Seasonal Maintenance

Winter maintenance for bulbs is primarily passive. Aside from ensuring that the mulch remains in place, little intervention is needed. However, in regions with very little snowfall, occasional watering during a long mid-winter thaw can keep the soil from desiccating. As spring arrives and the first shoots appear, the focus shifts to moisture management. If the spring is dry, supplemental irrigation will be required to support the rapid growth of stems and flowers. Once the blooms have finished, the “deadheading” process begins. Removing the spent flowers with bypass pruners prevents the plant from wasting energy on seed production, redirecting that vitality back into the bulb.

Summer maintenance is where many homeowners fail. It is imperative to leave the green foliage alone until it turns yellow or brown and easily pulls away from the soil. This period of photosynthesis is when the bulb is “recharging.” Cutting the leaves back too early is the fastest way to ensure no blooms the following year. Once the foliage is gone, the bulbs enter a period of dry dormancy. During this time, the garden beds can be over-planted with annuals or summer perennials. Autumn then brings the cycle back to the beginning, where a top-dressing of compost and a fresh layer of mulch prepare the site for the next spring display.

Professional Landscaping FAQ

How late in autumn can I plant spring bulbs?
You can plant until the ground is officially frozen. Ideally, wait until soil temperatures consistently drop below 60 degrees Fahrenheit. This usually occurs between late October and early December, depending on your local hardiness zone and recent weather patterns.

Do I need an irrigation system for spring bulbs?
While not strictly required, a drip irrigation system ensures consistent moisture during the critical spring growth phase. However, bulbs are prone to rot in summer, so the system must be deactivated or minimized once the bulbs enter their dormant summer period.

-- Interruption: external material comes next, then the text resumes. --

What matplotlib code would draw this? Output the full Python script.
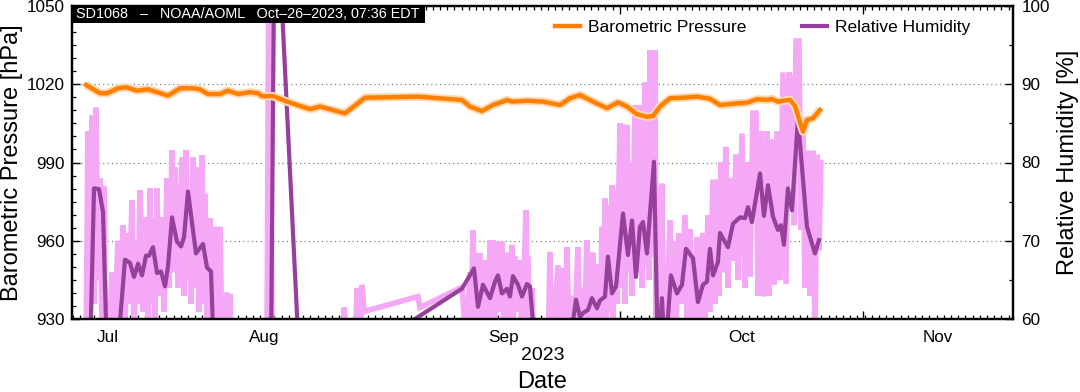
import numpy as np
import matplotlib
matplotlib.use('Agg')
import matplotlib.pyplot as plt
from matplotlib.ticker import FixedLocator, MultipleLocator
from matplotlib.patches import Rectangle

plt.rcParams['font.family'] = ['Liberation Sans', 'DejaVu Sans']

# x axis: days since start of the plotted window
x_max = 130.7
month_days = [4.9, 26.7, 59.9, 93.0, 120.3]
month_labels = ['Jul', 'Aug', 'Sep', 'Oct', 'Nov']
major_days = [76.1, 109.9]

# barometric pressure (hPa), smoothed
p_days = [1.94, 3.89, 4.86, 6.39, 7.5, 9.03, 10.56, 13.33, 15.0, 16.81, 17.78, 18.89,
          20.56, 21.67, 23.06, 24.72, 25.83, 26.39, 27.92, 29.86, 33.06, 34.44, 37.92,
          40.69, 48.06, 54.17, 55.28, 56.94, 58.47, 60.42, 61.11, 63.19, 65.42, 67.78,
          69.17, 70.56, 72.36, 74.31, 75.83, 77.08, 78.47, 79.86, 80.69, 81.67, 83.06,
          84.86, 86.81, 88.61, 90.0, 91.81, 93.75, 95.14, 96.53, 97.22, 98.06, 99.72,
          100.42, 101.53, 102.08, 102.92, 103.89]
p_vals = [1019.7, 1016.5, 1016.5, 1018.4, 1018.8, 1017.5, 1018.0, 1015.6, 1018.4, 1018.4,
          1018.0, 1016.2, 1016.2, 1017.5, 1016.2, 1016.9, 1016.5, 1015.4, 1015.4, 1013.3,
          1010.4, 1011.4, 1008.8, 1014.8, 1015.2, 1013.9, 1011.4, 1009.7, 1012.0, 1013.9,
          1013.3, 1013.6, 1013.3, 1012.0, 1014.6, 1015.8, 1013.3, 1010.8, 1013.0, 1011.4,
          1008.5, 1007.5, 1007.8, 1011.4, 1014.6, 1014.8, 1015.2, 1014.4, 1012.0, 1012.5,
          1012.9, 1014.2, 1014.0, 1014.3, 1013.3, 1014.0, 1011.6, 1001.8, 1006.3, 1006.9,
          1010.1]

# relative humidity (%), smoothed
rh_days = [2.5, 3.06, 3.75, 4.31, 4.86, 6.25, 7.36, 8.06, 8.61, 9.17, 9.72, 10.28, 10.69,
           11.25, 11.81, 12.36, 12.92, 13.33, 13.89, 14.58, 15.14, 15.56, 16.11, 17.22,
           18.19, 18.75, 19.31, 19.72, 27.64, 28.19, 31.39, 47.22, 54.17, 55.83, 56.39,
           57.08, 58.06, 58.75, 59.17, 59.72, 60.42, 60.83, 61.25, 61.94, 62.5, 63.19,
           63.61, 64.44, 68.89, 70.0, 70.56, 70.97, 71.67, 72.22, 72.92, 73.33, 74.03,
           74.44, 75.0, 75.56, 76.53, 77.22, 77.78, 78.33, 78.89, 79.31, 79.86, 80.83,
           81.39, 81.94, 82.36, 83.19, 84.03, 84.72, 85.28, 86.25, 86.94, 87.64, 88.19,
           88.61, 89.03, 89.72, 90.0, 91.11, 91.81, 92.78, 93.47, 93.89, 94.44, 95.56,
           96.11, 96.67, 97.36, 98.06, 98.47, 98.89, 99.44, 100.0, 100.83, 102.08,
           103.19, 103.75]
rh_vals = [55, 76.7, 76.6, 73.7, 55, 55, 67.6, 67.2, 65.4, 67.1, 65.6, 68.1, 68.1, 69.2,
           65.9, 66.1, 64.2, 66.7, 73.0, 69.9, 69.3, 70.5, 76.3, 68.4, 69.6, 66.6, 66.1, 55,
           55, 118, 58, 59.8, 63.9, 66.5, 61.6, 64.4, 62.7, 64.8, 65.6, 63.3, 63.9, 62.9,
           65.5, 64.4, 62.9, 64.5, 64.2, 55, 55, 62.5, 60.3, 60.8, 61.2, 62.7, 61.4, 62.4,
           62.9, 68.0, 63.3, 64.2, 73.5, 68.2, 72.6, 65.4, 71.8, 72.4, 68.4, 80.1, 55, 62.7,
           55, 65.6, 63.3, 64.4, 69.0, 67.8, 62.2, 64.4, 64.8, 69.0, 65.6, 67.3, 71.0, 69.2,
           72.2, 73.0, 72.9, 74.3, 72.4, 78.6, 73.2, 77.1, 73.1, 71.4, 72.0, 69.5, 76.7,
           73.9, 85.6, 71.8, 68.4, 70.1]

# relative humidity (%), raw samples
rh_raw_days = [1.94, 2.22, 2.5, 2.78, 3.06, 3.33, 3.61, 3.89, 4.17, 4.44, 4.72,
               5.14, 5.56, 5.83, 6.39, 6.67, 7.08, 7.36, 7.64, 7.92, 8.33, 8.61, 9.03,
               9.17, 9.44, 9.86, 10.28, 10.56, 10.83, 10.97, 11.25, 11.53, 11.81, 12.08,
               12.5, 12.78, 13.19, 13.47, 13.89, 14.03, 14.31, 14.72, 15.28, 15.56, 15.83,
               16.11, 16.39, 16.53, 16.81, 17.08, 17.36, 17.64, 18.06, 18.33, 18.47, 18.75,
               19.17, 19.44, 19.86, 20.14, 20.56, 20.83, 21.53, 21.67, 21.94, 22.22,
               27.08, 27.43, 27.78,
               37.64, 37.78, 38.19, 39.31, 39.58, 40.0, 40.28, 40.56, 48.06, 48.33, 54.17,
               54.72, 55.28, 55.42, 55.69, 55.97, 56.25, 56.39, 56.67, 56.94, 57.36, 57.64,
               58.06, 58.19, 58.47, 58.75, 59.03, 59.31, 59.72, 60.0, 60.56, 60.83, 61.11,
               61.25, 61.53, 61.81, 62.22, 62.5, 63.06, 63.19, 63.33, 63.61, 63.89, 64.17,
               66.11, 66.39, 66.67, 67.5, 67.78, 68.06, 68.33,
               68.61, 68.75, 69.03, 69.44, 69.72, 70.28, 70.56, 70.83, 71.11, 71.53, 71.81,
               72.36, 72.64, 73.06, 73.33, 73.61, 73.75, 74.03, 74.17, 74.44, 74.72, 75.0,
               75.14, 75.42, 75.69, 76.11, 76.25, 76.53, 76.81, 77.08, 77.36, 77.5, 77.78,
               78.19, 78.47, 78.89, 79.17, 79.58, 79.72, 80.0, 80.14, 80.28, 80.56, 80.97,
               81.11, 81.25, 81.53, 81.94, 82.22,
               82.5, 83.06, 83.33, 83.61, 83.89, 84.31, 84.58, 85.14, 85.42, 85.83, 86.11,
               86.81, 87.08, 87.64, 87.92, 88.33, 88.61, 89.03, 89.31, 89.72, 89.86,
               90.14, 90.42, 90.83, 91.11, 91.53, 91.81, 92.22, 92.5, 93.06, 93.47, 93.89,
               94.17, 94.58, 95.0, 95.28, 95.69, 96.11, 96.53, 96.81, 97.22, 97.5, 97.92,
               98.33, 98.75, 99.17, 99.58, 100.0, 100.28, 100.56, 100.97, 101.25, 101.53,
               101.81, 102.22, 102.5, 102.92, 103.19, 103.47, 103.75, 104.03]
rh_raw_vals = [55, 84, 60, 86, 62, 87, 65, 78, 58, 77, 55,
               57, 66, 58, 70, 60, 72, 59, 71, 62, 75.2, 58, 70,
               62, 76.5, 61, 73, 59, 76.7, 62, 73, 60, 76.7, 63,
               73, 61, 78, 64, 81.6, 66, 79.4, 64, 80.7, 63, 81.6,
               65, 75, 62, 80.7, 64, 79.4, 61, 80.9, 62, 76, 58,
               72.9, 57, 71.8, 58, 71.8, 57, 63.4, 58, 63.2, 55,
               55, 125, 55,
               55, 61.5, 56, 55, 64, 56, 64.4, 61, 62.9, 61.5, 64.1,
               57, 66, 58, 71.4, 60, 68.4, 57, 68.4, 59, 67.5, 57,
               70.1, 60, 70.1, 58, 69.9, 61, 69.9, 57, 68.5, 60, 69.5,
               58, 68, 61, 67.5, 57, 73.9, 60, 68, 57, 64, 55,
               55, 68.6, 55, 66.9, 57, 66.5, 55,
               56, 69.2, 58, 63, 56, 69.2, 58, 64, 57, 70.1, 59,
               68.5, 56, 67, 58, 71.8, 60, 75.4, 58, 74.5, 61, 77.1,
               60, 76.5, 62, 85, 64, 84.8, 62, 84.8, 66, 80, 63,
               87.3, 66, 87.3, 64, 90.2, 67, 90.2, 65, 94.3, 68, 94.3,
               58, 76.9, 57, 77.3, 56,
               57, 72.6, 60, 70, 58, 71, 62, 73.3, 59, 71.5, 57,
               70.5, 58, 71, 60, 73.3, 61, 77.8, 62, 77.8, 63,
               80, 66, 82, 64, 78, 67.5, 81, 65, 83.7, 64, 80,
               65.4, 86.3, 86.3, 63, 84, 62.9, 84, 63, 83, 64.4, 84,
               65, 91.5, 64.5, 91.5, 90, 72, 95.5, 95.5, 71.4, 84,
               64, 81.5, 63, 81.5, 57, 81, 68.8, 80]

# colours
c_press = '#ff8000'
c_press_raw = '#ffd9b5'
c_rh = '#96409b'
c_rh_raw = '#f4a8f6'

fig = plt.figure(figsize=(10.8, 3.92), dpi=100)
ax2 = fig.add_axes([72 / 1080, 1 - 319.3 / 392, 941 / 1080, 313.6 / 392])
ax = ax2.twinx()

# humidity on the right axis (drawn underneath)
ax2.plot(rh_raw_days, rh_raw_vals, color=c_rh_raw, lw=4.0, solid_joinstyle='miter')
ax2.plot(rh_days, rh_vals, color=c_rh, lw=3.0, label='Relative Humidity')
ax2.set_ylim(60, 100)
ax2.set_xlim(0, x_max)
ax2.yaxis.tick_right()
ax2.yaxis.set_label_position('right')
ax2.set_yticks([60, 70, 80, 90, 100])
ax2.yaxis.set_minor_locator(MultipleLocator(5))
ax2.grid(axis='y', which='major', color='#7f7f7f', lw=0.9, ls=(0, (1, 2.5)))
ax2.set_ylabel('Relative Humidity [%]', fontsize=17, va='center')
ax2.yaxis.set_label_coords(1.0585, 0.5)

# pressure on the left axis (drawn on top)
ax.plot(p_days, p_vals, color=c_press_raw, lw=6, solid_capstyle='butt')
ax.plot(p_days, p_vals, color=c_press, lw=3.2, label='Barometric Pressure')
ax.set_ylim(930, 1050)
ax.yaxis.tick_left()
ax.yaxis.set_label_position('left')
ax.set_yticks([930, 960, 990, 1020, 1050])
ax.yaxis.set_minor_locator(MultipleLocator(5))
ax.set_ylabel('Barometric Pressure [hPa]', fontsize=17, va='center')
ax.yaxis.set_label_coords(-0.0638, 0.5)
ax.set_zorder(ax2.get_zorder() + 1)
ax.patch.set_visible(False)

# x ticks: long ticks at fixed spacing, daily minor ticks, month names as labels
ax2.xaxis.set_major_locator(FixedLocator(major_days))
ax2.xaxis.set_minor_locator(FixedLocator(np.arange(major_days[0] % 1.0, x_max, 1.0)))
ax2.set_xticklabels([])
ax2.tick_params(axis='x', which='both', direction='in', top=True, bottom=True)
sec = ax2.secondary_xaxis('bottom')
sec.set_xticks(month_days, month_labels)
sec.tick_params(length=0, pad=8, labelsize=12.3)
sec.spines['bottom'].set_visible(False)

for a in (ax, ax2):
    a.tick_params(which='major', direction='in', length=5.5, width=1.0, labelsize=12.3, pad=5)
    a.tick_params(which='minor', direction='in', length=3.0, width=0.9)
    for s in a.spines.values():
        s.set_linewidth(1.6)
ax2.tick_params(axis='y', which='major', pad=6)

fig.text(542.5 / 1080, 1 - 356 / 392, '2023', ha='center', va='center', fontsize=14)
fig.text(542.5 / 1080, 1 - 382 / 392, 'Date', ha='center', va='center', fontsize=17)

# header box
ax.add_patch(Rectangle((0, 0.9446), 353 / 941, 0.0554, transform=ax.transAxes,
                       facecolor='black', edgecolor='none', clip_on=False, zorder=5))
ax.text(4 / 941, 0.972, 'SD1068   \u2013   NOAA/AOML   Oct\u201326\u20132023, 07:36 EDT',
        transform=ax.transAxes, color='white', fontsize=10.4, ha='left', va='center', zorder=6)

h1, l1 = ax.get_legend_handles_labels()
h2, l2 = ax2.get_legend_handles_labels()
ax.legend(h1 + h2, l1 + l2, loc='center left', bbox_to_anchor=(0.513, 0.931), ncol=2,
          frameon=False, fontsize=12.5, handlelength=1.45, handletextpad=0.45,
          columnspacing=3.2, borderaxespad=0, borderpad=0)

fig.savefig('out.png', dpi=100)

Which bulbs are most resistant to deer and rabbits?
Narcissus, Allium, and Fritillaria are excellent choices for pest-prone landscapes. These species contain alkaloids or sulfur compounds that make them unpalatable. Always consider these over Tulipa if your property lacks a protective fence or animal deterrents.

Can I plant bulbs in containers for a patio?
Yes, but they require extra protection. Use a high-quality potting mix and ensure the container has excellent drainage. In colder climates, move containers to an unheated garage or wrap them in burlap to prevent the soil from freezing solid and cracking.

Why did my bulbs fail to bloom this year?
Several factors contribute to failure: insufficient chill time during winter, planting too shallow, or excess nitrogen in the soil which promotes leaves over flowers. Often, the previous year’s foliage was cut too early, preventing the bulb from storing enough energy.